To understand dramatic irony, it is important to understand the meaning of irony and the three basic types of irony.
Irony basically means “To say one thing but to mean something else.”
Irony defined is a dryly humorous figure of speech in which the literal meaning of a word or statement is the opposite of that intended. In literature, it is the technique of indicating an intention or attitude opposed to what is actually stated.
Many stories will have one or more of these types of irony: verbal; situation; and/or dramatic.

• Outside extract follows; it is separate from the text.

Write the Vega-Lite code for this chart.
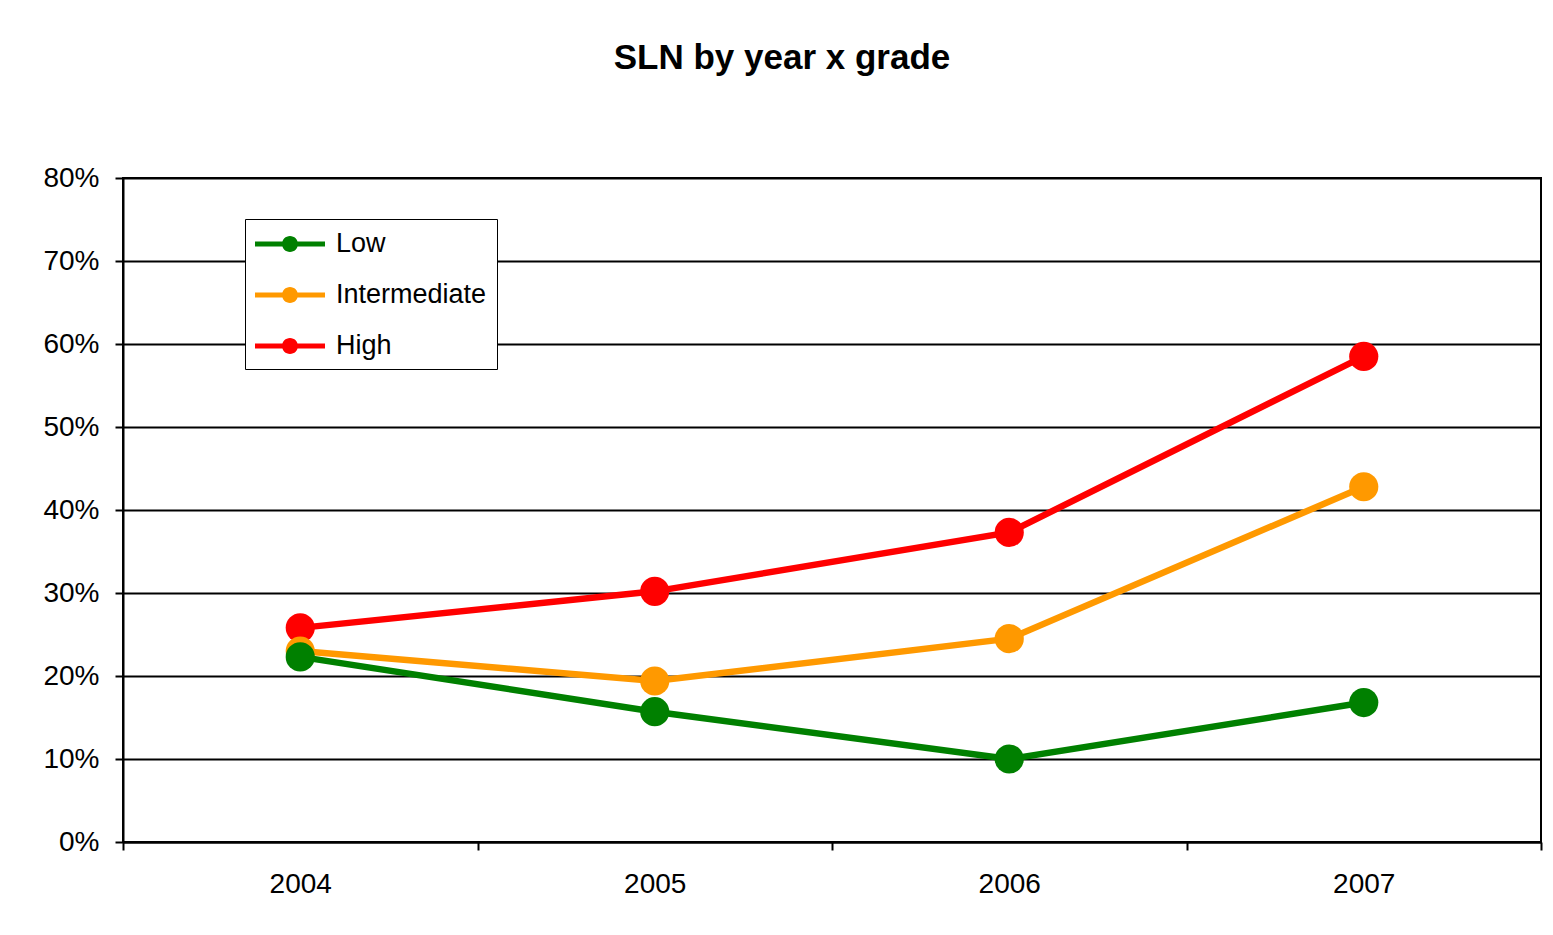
{
  "$schema": "https://vega.github.io/schema/vega-lite/v6.json",
  "autosize": "none",
  "width": 1418,
  "height": 664,
  "padding": {"left": 123, "top": 178, "right": 12, "bottom": 93},
  "background": "white",
  "title": {
    "text": "SLN by year x grade",
    "font": "Liberation Sans",
    "fontSize": 35,
    "fontWeight": "bold",
    "color": "black",
    "anchor": "middle",
    "dx": -50,
    "offset": 88
  },
  "data": {
    "values": [
      {"year": "2004", "grade": "Low", "value": 0.223},
      {"year": "2005", "grade": "Low", "value": 0.157},
      {"year": "2006", "grade": "Low", "value": 0.100},
      {"year": "2007", "grade": "Low", "value": 0.168},
      {"year": "2004", "grade": "Intermediate", "value": 0.230},
      {"year": "2005", "grade": "Intermediate", "value": 0.194},
      {"year": "2006", "grade": "Intermediate", "value": 0.245},
      {"year": "2007", "grade": "Intermediate", "value": 0.428},
      {"year": "2004", "grade": "High", "value": 0.258},
      {"year": "2005", "grade": "High", "value": 0.302},
      {"year": "2006", "grade": "High", "value": 0.373},
      {"year": "2007", "grade": "High", "value": 0.585}
    ]
  },
  "mark": {
    "type": "line",
    "strokeWidth": 6.5,
    "point": {"filled": true, "size": 850, "opacity": 1}
  },
  "encoding": {
    "x": {
      "field": "year",
      "type": "ordinal",
      "title": null,
      "scale": {"type": "band", "paddingInner": 0, "paddingOuter": 0},
      "axis": {
        "tickBand": "extent",
        "labelAngle": 0,
        "labelFont": "Liberation Sans",
        "labelFontSize": 28,
        "labelColor": "black",
        "labelPadding": 20,
        "tickSize": 8,
        "tickWidth": 2,
        "tickColor": "black",
        "domainColor": "black",
        "domainWidth": 2,
        "grid": false
      }
    },
    "y": {
      "field": "value",
      "type": "quantitative",
      "title": null,
      "scale": {"domain": [0, 0.8], "nice": false},
      "axis": {
        "values": [0, 0.1, 0.2, 0.3, 0.4, 0.5, 0.6, 0.7, 0.8],
        "format": ".0%",
        "labelFont": "Liberation Sans",
        "labelFontSize": 28,
        "labelColor": "black",
        "labelPadding": 16,
        "tickSize": 8,
        "tickWidth": 2,
        "tickColor": "black",
        "domainColor": "black",
        "domainWidth": 2,
        "grid": true,
        "gridColor": "black",
        "gridWidth": 2,
        "gridOpacity": 1
      }
    },
    "color": {
      "field": "grade",
      "type": "nominal",
      "sort": ["Low", "Intermediate", "High"],
      "scale": {
        "domain": ["Low", "Intermediate", "High"],
        "range": ["#008000", "#FF9900", "#FF0000"]
      },
      "legend": {
        "title": null,
        "orient": "none",
        "legendX": 122,
        "legendY": 41,
        "strokeColor": "black",
        "fillColor": "white",
        "padding": 10,
        "symbolType": "M-1,-0.17 L3.667,-0.17 L3.667,0.17 L-1,0.17 Z M0.8,0 A0.533,0.533 0 1,1 1.866,0 A0.533,0.533 0 1,1 0.8,0 Z",
        "symbolSize": 900,
        "symbolStrokeWidth": 0,
        "symbolOpacity": 1,
        "labelFont": "Liberation Sans",
        "labelFontSize": 27,
        "labelColor": "black",
        "labelOffset": 51,
        "rowPadding": 23
      }
    },
    "order": {"field": "grade"}
  },
  "config": {
    "view": {"stroke": "black", "strokeWidth": 2},
    "legend": {"symbolFillColor": null}
  }
}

Verbal irony---This type of irony has comes when words have a duality of meaning. This is the classic form of irony. The words that are used carry a double message. The first meaning of the word runs parallel to the mocking or sardonic meaning ascribed to the word. Irony is neither bitter nor sarcastic. The character in the story primarily uses his ironic words as controlled exaggeration.
Situational irony—This type of irony is found when actions have an effect that is the opposite from what was intended or expected. Situational irony is also called irony of events. This irony is best defined as a situation where the outcome is inconsistent with what was anticipated. An example might be if a man takes great care to avoid stepping in dog poop and instead slips and falls in it because of a banana peel.
Dramatic irony—This type of irony is used when the audience has knowledge of the fate awaiting the characters. "The characters expect their actions to lead them to triumph, but since readers know what lies in store, the characters’ confidence is ironic." Dramatic irony makes the characters have an inescapable fate, which replaces suspense with tension as readers know that outcome.
In addition, dramatic irony occurs when "the words and actions of the characters have a different meaning for the audience or reader than they have for the characters." The reader knows more than the characters do.
Examples of dramatic irony
“The Cask of Amontillado” is a perfect example of dramatic irony. Montresor, a murderer, relates the details of the murder of his enemy fifty years after the crime. Fortunato, his rival, insults Montresor. The reader knows from the beginning what is in store for the ironically named Fortunato, who fate is not lucky. Montresor lures Fortunato down into a catacomb by referring to Fortunato’s weakness, wine. Montresor claims that he knows that Fortunato is an expert concerning Amontillado, a rare wine. Fortunato expects to drink some wine. Because he has already had too much to drink, he misses very clue that Montresor drops along the way. The story culminates in the shackling of Fortunate in a niche and being entombed while alive.
Another example comes from Shakespeare’s Julius Caesar. In Act II, Julius Caesar’s wife Calpurnia has a bad dream which frightens her. She tells Caesar that he should not go to the Capitol despite the fact that he is to be offered the crown of Rome that day. After hearing from the prophets who have opened an animal and discovered it had not heart, Caesar decides that he will stay at home. The audience knows that the conspirators plan to assassinate him that day. When all of the conspirators show up to escort Caesar to the senate, Caesar is proud that his good friends have come to take him to the Capitol. He changes his mind and goes with them. The audience knows that he goes to his death. This is dramatic irony.